** Problem to work on **
Reproduce all of the data exactly.

※ ※ ※

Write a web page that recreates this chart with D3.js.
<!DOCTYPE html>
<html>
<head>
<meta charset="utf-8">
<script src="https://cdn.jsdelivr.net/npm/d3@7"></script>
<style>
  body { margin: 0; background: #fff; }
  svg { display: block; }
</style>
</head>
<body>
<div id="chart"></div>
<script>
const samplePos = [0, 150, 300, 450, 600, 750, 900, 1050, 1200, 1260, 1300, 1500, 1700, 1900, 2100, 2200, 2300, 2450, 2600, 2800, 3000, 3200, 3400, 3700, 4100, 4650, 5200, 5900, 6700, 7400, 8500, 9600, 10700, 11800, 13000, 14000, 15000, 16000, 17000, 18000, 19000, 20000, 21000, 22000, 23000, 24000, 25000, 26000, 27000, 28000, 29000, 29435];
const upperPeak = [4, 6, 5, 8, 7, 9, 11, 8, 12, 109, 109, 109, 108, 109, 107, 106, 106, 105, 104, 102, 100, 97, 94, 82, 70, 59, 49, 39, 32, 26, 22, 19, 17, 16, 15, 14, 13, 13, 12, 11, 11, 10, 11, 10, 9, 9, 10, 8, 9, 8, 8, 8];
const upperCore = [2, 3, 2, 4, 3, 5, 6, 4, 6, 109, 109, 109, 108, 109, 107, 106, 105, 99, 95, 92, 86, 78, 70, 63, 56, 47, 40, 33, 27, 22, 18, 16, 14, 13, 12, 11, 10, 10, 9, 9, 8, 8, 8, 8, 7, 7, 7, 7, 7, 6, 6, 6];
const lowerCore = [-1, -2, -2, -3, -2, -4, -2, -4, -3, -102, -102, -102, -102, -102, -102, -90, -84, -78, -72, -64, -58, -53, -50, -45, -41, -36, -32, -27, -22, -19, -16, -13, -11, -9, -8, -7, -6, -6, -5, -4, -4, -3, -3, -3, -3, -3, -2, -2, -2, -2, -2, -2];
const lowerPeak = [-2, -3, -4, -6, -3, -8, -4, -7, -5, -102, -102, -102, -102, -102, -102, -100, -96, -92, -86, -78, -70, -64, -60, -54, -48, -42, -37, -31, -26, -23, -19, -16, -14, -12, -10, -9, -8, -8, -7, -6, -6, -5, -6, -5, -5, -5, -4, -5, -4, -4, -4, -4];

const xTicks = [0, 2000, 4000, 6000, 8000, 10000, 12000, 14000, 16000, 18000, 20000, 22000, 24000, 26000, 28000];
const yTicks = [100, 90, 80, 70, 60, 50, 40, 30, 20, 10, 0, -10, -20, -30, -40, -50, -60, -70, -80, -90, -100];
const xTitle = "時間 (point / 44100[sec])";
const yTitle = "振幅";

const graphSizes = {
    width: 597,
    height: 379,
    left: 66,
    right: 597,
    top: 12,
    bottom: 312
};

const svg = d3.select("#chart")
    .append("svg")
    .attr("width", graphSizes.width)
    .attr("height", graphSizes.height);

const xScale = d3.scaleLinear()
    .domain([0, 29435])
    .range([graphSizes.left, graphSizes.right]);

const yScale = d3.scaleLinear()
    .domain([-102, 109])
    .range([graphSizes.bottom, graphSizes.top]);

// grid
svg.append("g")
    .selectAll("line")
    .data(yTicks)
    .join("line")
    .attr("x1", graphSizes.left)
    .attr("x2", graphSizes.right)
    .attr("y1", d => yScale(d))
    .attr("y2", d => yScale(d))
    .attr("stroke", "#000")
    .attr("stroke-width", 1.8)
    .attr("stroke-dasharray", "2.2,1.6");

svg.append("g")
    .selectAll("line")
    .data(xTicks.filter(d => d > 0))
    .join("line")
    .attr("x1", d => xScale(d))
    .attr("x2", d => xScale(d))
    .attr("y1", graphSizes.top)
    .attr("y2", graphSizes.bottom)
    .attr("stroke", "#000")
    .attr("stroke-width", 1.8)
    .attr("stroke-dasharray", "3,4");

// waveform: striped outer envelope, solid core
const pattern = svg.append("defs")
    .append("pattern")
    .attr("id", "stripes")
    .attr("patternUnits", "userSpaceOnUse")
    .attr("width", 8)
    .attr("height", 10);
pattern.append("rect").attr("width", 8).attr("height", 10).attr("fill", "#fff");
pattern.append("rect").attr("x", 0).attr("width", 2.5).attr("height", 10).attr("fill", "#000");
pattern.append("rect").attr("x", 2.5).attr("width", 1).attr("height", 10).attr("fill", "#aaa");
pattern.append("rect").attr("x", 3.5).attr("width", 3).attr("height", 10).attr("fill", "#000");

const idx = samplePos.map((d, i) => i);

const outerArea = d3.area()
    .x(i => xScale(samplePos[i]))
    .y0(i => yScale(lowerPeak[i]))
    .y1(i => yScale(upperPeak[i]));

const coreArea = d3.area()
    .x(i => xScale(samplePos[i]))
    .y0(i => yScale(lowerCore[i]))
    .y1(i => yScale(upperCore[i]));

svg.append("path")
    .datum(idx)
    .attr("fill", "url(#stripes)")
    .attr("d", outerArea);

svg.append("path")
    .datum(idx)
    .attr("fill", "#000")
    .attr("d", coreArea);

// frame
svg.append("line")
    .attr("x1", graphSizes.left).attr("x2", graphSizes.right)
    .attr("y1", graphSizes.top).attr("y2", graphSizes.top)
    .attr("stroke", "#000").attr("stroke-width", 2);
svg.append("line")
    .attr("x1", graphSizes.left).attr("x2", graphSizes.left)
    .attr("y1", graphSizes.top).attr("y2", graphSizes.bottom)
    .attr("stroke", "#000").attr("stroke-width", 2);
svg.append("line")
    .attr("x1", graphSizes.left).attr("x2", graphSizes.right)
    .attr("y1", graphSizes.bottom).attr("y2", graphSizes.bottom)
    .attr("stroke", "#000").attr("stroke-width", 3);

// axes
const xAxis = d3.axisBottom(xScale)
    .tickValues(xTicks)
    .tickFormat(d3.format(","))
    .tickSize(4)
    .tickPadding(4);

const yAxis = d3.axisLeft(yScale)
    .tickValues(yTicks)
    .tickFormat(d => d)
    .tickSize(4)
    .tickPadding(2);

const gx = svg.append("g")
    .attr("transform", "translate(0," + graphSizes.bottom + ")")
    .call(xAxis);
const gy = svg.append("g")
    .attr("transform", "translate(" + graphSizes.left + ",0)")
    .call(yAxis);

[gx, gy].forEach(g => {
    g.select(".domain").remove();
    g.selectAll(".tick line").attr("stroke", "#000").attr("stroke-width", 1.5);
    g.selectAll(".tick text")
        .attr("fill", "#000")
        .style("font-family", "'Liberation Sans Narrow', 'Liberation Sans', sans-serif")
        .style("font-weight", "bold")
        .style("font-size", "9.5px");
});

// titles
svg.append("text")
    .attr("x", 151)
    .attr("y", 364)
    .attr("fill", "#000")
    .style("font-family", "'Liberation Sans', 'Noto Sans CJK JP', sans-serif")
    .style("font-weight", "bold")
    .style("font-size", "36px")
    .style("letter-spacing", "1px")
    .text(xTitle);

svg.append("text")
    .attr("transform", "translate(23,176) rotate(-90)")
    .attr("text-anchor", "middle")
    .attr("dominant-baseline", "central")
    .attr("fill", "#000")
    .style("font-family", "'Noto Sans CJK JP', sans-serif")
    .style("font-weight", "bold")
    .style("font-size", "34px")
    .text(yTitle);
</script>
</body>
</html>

※ ※ ※

** Result of the exercise **
Write a web page that recreates this chart with D3.js.
<!DOCTYPE html>
<html>
<head>
<meta charset="utf-8">
<script src="https://cdn.jsdelivr.net/npm/d3@7"></script>
<style>
  body { margin: 0; background: #fff; }
  svg { display: block; }
</style>
</head>
<body>
<div id="chart"></div>
<script>
const samplePos = [0, 150, 300, 450, 600, 750, 900, 1050, 1200, 1260, 1300, 1500, 1700, 1900, 2100, 2200, 2300, 2450, 2600, 2800, 3000, 3200, 3400, 3700, 4100, 4650, 5200, 5900, 6700, 7400, 8500, 9600, 10700, 11800, 13000, 14000, 15000, 16000, 17000, 18000, 19000, 20000, 21000, 22000, 23000, 24000, 25000, 26000, 27000, 28000, 29000, 29435];
const upperPeak = [4, 6, 5, 8, 7, 9, 11, 8, 12, 109, 109, 109, 108, 109, 107, 106, 106, 105, 104, 102, 100, 97, 94, 82, 70, 59, 49, 39, 32, 26, 22, 19, 17, 16, 15, 14, 13, 13, 12, 11, 11, 10, 11, 10, 9, 9, 10, 8, 9, 8, 8, 8];
const upperCore = [2, 3, 2, 4, 3, 5, 6, 4, 6, 109, 109, 109, 108, 109, 107, 106, 105, 99, 95, 92, 86, 78, 70, 63, 56, 47, 40, 33, 27, 22, 18, 16, 14, 13, 12, 11, 10, 10, 9, 9, 8, 8, 8, 8, 7, 7, 7, 7, 7, 6, 6, 6];
const lowerCore = [-1, -2, -2, -3, -2, -4, -2, -4, -3, -102, -102, -102, -102, -102, -102, -90, -84, -78, -72, -64, -58, -53, -50, -45, -41, -36, -32, -27, -22, -19, -16, -13, -11, -9, -8, -7, -6, -6, -5, -4, -4, -3, -3, -3, -3, -3, -2, -2, -2, -2, -2, -2];
const lowerPeak = [-2, -3, -4, -6, -3, -8, -4, -7, -5, -102, -102, -102, -102, -102, -102, -100, -96, -92, -86, -78, -70, -64, -60, -54, -48, -42, -37, -31, -26, -23, -19, -16, -14, -12, -10, -9, -8, -8, -7, -6, -6, -5, -6, -5, -5, -5, -4, -5, -4, -4, -4, -4];

const xTicks = [0, 2000, 4000, 6000, 8000, 10000, 12000, 14000, 16000, 18000, 20000, 22000, 24000, 26000, 28000];
const yTicks = [100, 90, 80, 70, 60, 50, 40, 30, 20, 10, 0, -10, -20, -30, -40, -50, -60, -70, -80, -90, -100];
const xTitle = "時間 (point / 44100[sec])";
const yTitle = "振幅";

const graphSizes = {
    width: 597,
    height: 379,
    left: 66,
    right: 597,
    top: 12,
    bottom: 312
};

const svg = d3.select("#chart")
    .append("svg")
    .attr("width", graphSizes.width)
    .attr("height", graphSizes.height);

const xScale = d3.scaleLinear()
    .domain([0, 29435])
    .range([graphSizes.left, graphSizes.right]);

const yScale = d3.scaleLinear()
    .domain([-102, 109])
    .range([graphSizes.bottom, graphSizes.top]);

// grid
svg.append("g")
    .selectAll("line")
    .data(yTicks)
    .join("line")
    .attr("x1", graphSizes.left)
    .attr("x2", graphSizes.right)
    .attr("y1", d => yScale(d))
    .attr("y2", d => yScale(d))
    .attr("stroke", "#000")
    .attr("stroke-width", 1.8)
    .attr("stroke-dasharray", "2.2,1.6");

svg.append("g")
    .selectAll("line")
    .data(xTicks.filter(d => d > 0))
    .join("line")
    .attr("x1", d => xScale(d))
    .attr("x2", d => xScale(d))
    .attr("y1", graphSizes.top)
    .attr("y2", graphSizes.bottom)
    .attr("stroke", "#000")
    .attr("stroke-width", 1.8)
    .attr("stroke-dasharray", "3,4");

// waveform: striped outer envelope, solid core
const pattern = svg.append("defs")
    .append("pattern")
    .attr("id", "stripes")
    .attr("patternUnits", "userSpaceOnUse")
    .attr("width", 8)
    .attr("height", 10);
pattern.append("rect").attr("width", 8).attr("height", 10).attr("fill", "#fff");
pattern.append("rect").attr("x", 0).attr("width", 2.5).attr("height", 10).attr("fill", "#000");
pattern.append("rect").attr("x", 2.5).attr("width", 1).attr("height", 10).attr("fill", "#aaa");
pattern.append("rect").attr("x", 3.5).attr("width", 3).attr("height", 10).attr("fill", "#000");

const idx = samplePos.map((d, i) => i);

const outerArea = d3.area()
    .x(i => xScale(samplePos[i]))
    .y0(i => yScale(lowerPeak[i]))
    .y1(i => yScale(upperPeak[i]));

const coreArea = d3.area()
    .x(i => xScale(samplePos[i]))
    .y0(i => yScale(lowerCore[i]))
    .y1(i => yScale(upperCore[i]));

svg.append("path")
    .datum(idx)
    .attr("fill", "url(#stripes)")
    .attr("d", outerArea);

svg.append("path")
    .datum(idx)
    .attr("fill", "#000")
    .attr("d", coreArea);

// frame
svg.append("line")
    .attr("x1", graphSizes.left).attr("x2", graphSizes.right)
    .attr("y1", graphSizes.top).attr("y2", graphSizes.top)
    .attr("stroke", "#000").attr("stroke-width", 2);
svg.append("line")
    .attr("x1", graphSizes.left).attr("x2", graphSizes.left)
    .attr("y1", graphSizes.top).attr("y2", graphSizes.bottom)
    .attr("stroke", "#000").attr("stroke-width", 2);
svg.append("line")
    .attr("x1", graphSizes.left).attr("x2", graphSizes.right)
    .attr("y1", graphSizes.bottom).attr("y2", graphSizes.bottom)
    .attr("stroke", "#000").attr("stroke-width", 3);

// axes
const xAxis = d3.axisBottom(xScale)
    .tickValues(xTicks)
    .tickFormat(d3.format(","))
    .tickSize(4)
    .tickPadding(4);

const yAxis = d3.axisLeft(yScale)
    .tickValues(yTicks)
    .tickFormat(d => d)
    .tickSize(4)
    .tickPadding(2);

const gx = svg.append("g")
    .attr("transform", "translate(0," + graphSizes.bottom + ")")
    .call(xAxis);
const gy = svg.append("g")
    .attr("transform", "translate(" + graphSizes.left + ",0)")
    .call(yAxis);

[gx, gy].forEach(g => {
    g.select(".domain").remove();
    g.selectAll(".tick line").attr("stroke", "#000").attr("stroke-width", 1.5);
    g.selectAll(".tick text")
        .attr("fill", "#000")
        .style("font-family", "'Liberation Sans Narrow', 'Liberation Sans', sans-serif")
        .style("font-weight", "bold")
        .style("font-size", "9.5px");
});

// titles
svg.append("text")
    .attr("x", 151)
    .attr("y", 364)
    .attr("fill", "#000")
    .style("font-family", "'Liberation Sans', 'Noto Sans CJK JP', sans-serif")
    .style("font-weight", "bold")
    .style("font-size", "36px")
    .style("letter-spacing", "1px")
    .text(xTitle);

svg.append("text")
    .attr("transform", "translate(23,176) rotate(-90)")
    .attr("text-anchor", "middle")
    .attr("dominant-baseline", "central")
    .attr("fill", "#000")
    .style("font-family", "'Noto Sans CJK JP', sans-serif")
    .style("font-weight", "bold")
    .style("font-size", "34px")
    .text(yTitle);
</script>
</body>
</html>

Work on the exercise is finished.